Wigan jail staff have walked out in protest at plans that may change the way they work and their alleged exclusion from talks.
Prison Officers Association members at Hindley Young Offenders Institution and opposite numbers cross England say they have been “undermined” by proposals to reform the offender management system.
The POA staged an hour-long meeting outside the precincts of Hindley YOI at 8am yesterday before staff returned to their posts. Prison officers are technically banned from going on strike but the POA today refuted Ministry of Justice claims that the meetings were unlawful.
The association says it is angry that members have not been consulted over a government plans to change the way prisoners are supervised during their sentences - which it believes could lead to redundancies. Half a dozen prisons’ governors are going to be given total autonomy over budgets.
A spokesman said today: “We need to sit down with the National Offender Management Service to find out exactly what is going on. It could be that some sites, such as Hindley, might be unaffected, or be hit by job losses. We just don’t know because they have not been involving us in discussions.”

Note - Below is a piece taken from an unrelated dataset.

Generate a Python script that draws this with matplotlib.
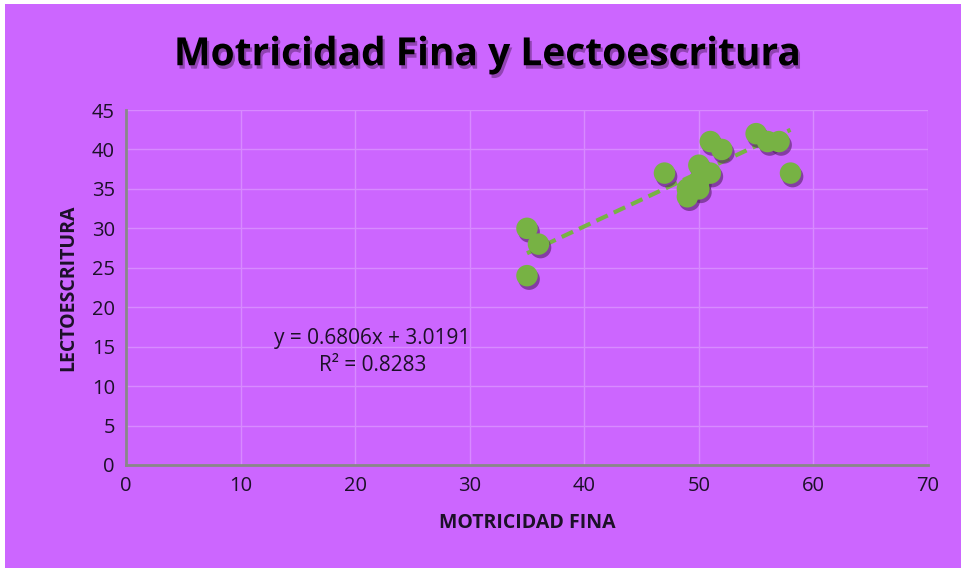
import numpy as np
import matplotlib.pyplot as plt
import matplotlib.patheffects as pe
from matplotlib.patches import Rectangle

# Data
motricidad = [35, 35, 36, 47, 49, 49, 50, 50, 50, 51, 51, 52, 55, 56, 57, 58]
lectoescritura = [30, 24, 28, 37, 35, 34, 38, 36, 35, 41, 37, 40, 42, 41, 41, 37]
xticks = [0, 10, 20, 30, 40, 50, 60, 70]
yticks = [0, 5, 10, 15, 20, 25, 30, 35, 40, 45]
slope, intercept = 0.6806, 3.0191
eq_text = "y = 0.6806x + 3.0191\nR² = 0.8283"

purple = "#CC66FF"
green = "#77B244"
txt = "#1C1028"

plt.rcParams["font.family"] = ["Open Sans", "DejaVu Sans"]

fig = plt.figure(figsize=(9.62, 5.76), dpi=100)
fig.patch.set_facecolor("white")
fig.patches.append(Rectangle((5 / 962, 8 / 576), 1, 1 - 12 / 576,
                             transform=fig.transFigure, facecolor=purple,
                             edgecolor="none", zorder=-10))

ax = fig.add_axes([126 / 962, 111 / 576, 802 / 962, 355 / 576])
ax.set_facecolor(purple)

ax.set_xlim(0, 70)
ax.set_ylim(0, 45)
ax.set_xticks(xticks)
ax.set_yticks(yticks)
ax.grid(True, color="#D88AFF", linewidth=1)
ax.set_axisbelow(True)
for s in ["top", "right"]:
    ax.spines[s].set_visible(False)
for s in ["left", "bottom"]:
    ax.spines[s].set_color("#888888")
    ax.spines[s].set_linewidth(2)
ax.tick_params(length=0, labelsize=14.5, colors=txt, pad=8)

# trendline
xs = np.array([min(motricidad), max(motricidad)])
ax.plot(xs, slope * xs + intercept, color=green, linestyle=(0, (3, 1.6)),
        linewidth=3, zorder=3)

# points with shadow
ax.scatter(motricidad, lectoescritura, s=240, color=green, zorder=4,
           edgecolors="none",
           path_effects=[pe.SimplePatchShadow(offset=(1.5, -2.5),
                                              shadow_rgbFace="#552266", alpha=0.6),
                         pe.Normal()])

ax.text(21.5, 14.3, eq_text, ha="center", va="center", fontsize=15,
        color=txt, linespacing=1.35)

ax.set_xlabel("MOTRICIDAD FINA", fontsize=14, fontweight="bold", color=txt,
              labelpad=12)
ax.set_ylabel("LECTOESCRITURA", fontsize=14, fontweight="bold", color=txt,
              labelpad=10)

fig.text(0.506, 0.905, "Motricidad Fina y Lectoescritura", ha="center",
         va="center", fontsize=28, fontweight="bold", color="black",
         path_effects=[pe.withSimplePatchShadow(offset=(1.5, -2.5),
                                                shadow_rgbFace="#552266",
                                                alpha=0.5)])

fig.savefig("out.png", dpi=100, facecolor=fig.get_facecolor())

The Prison Service says the meetings were against the law, a spokesman adding: “This morning’s unlawful industrial action lasted an hour or less at most prisons. All staff have now resumed normal working. An appropriate level of security was in place across the prison estate at all times. Strike action is unlawful for prison officers. We are in regular contact with unions and are continuing discussions to address any concerns they have. The safety and security of our prisons is a top priority and well established plans are in place to respond to action and maintain stable regimes.”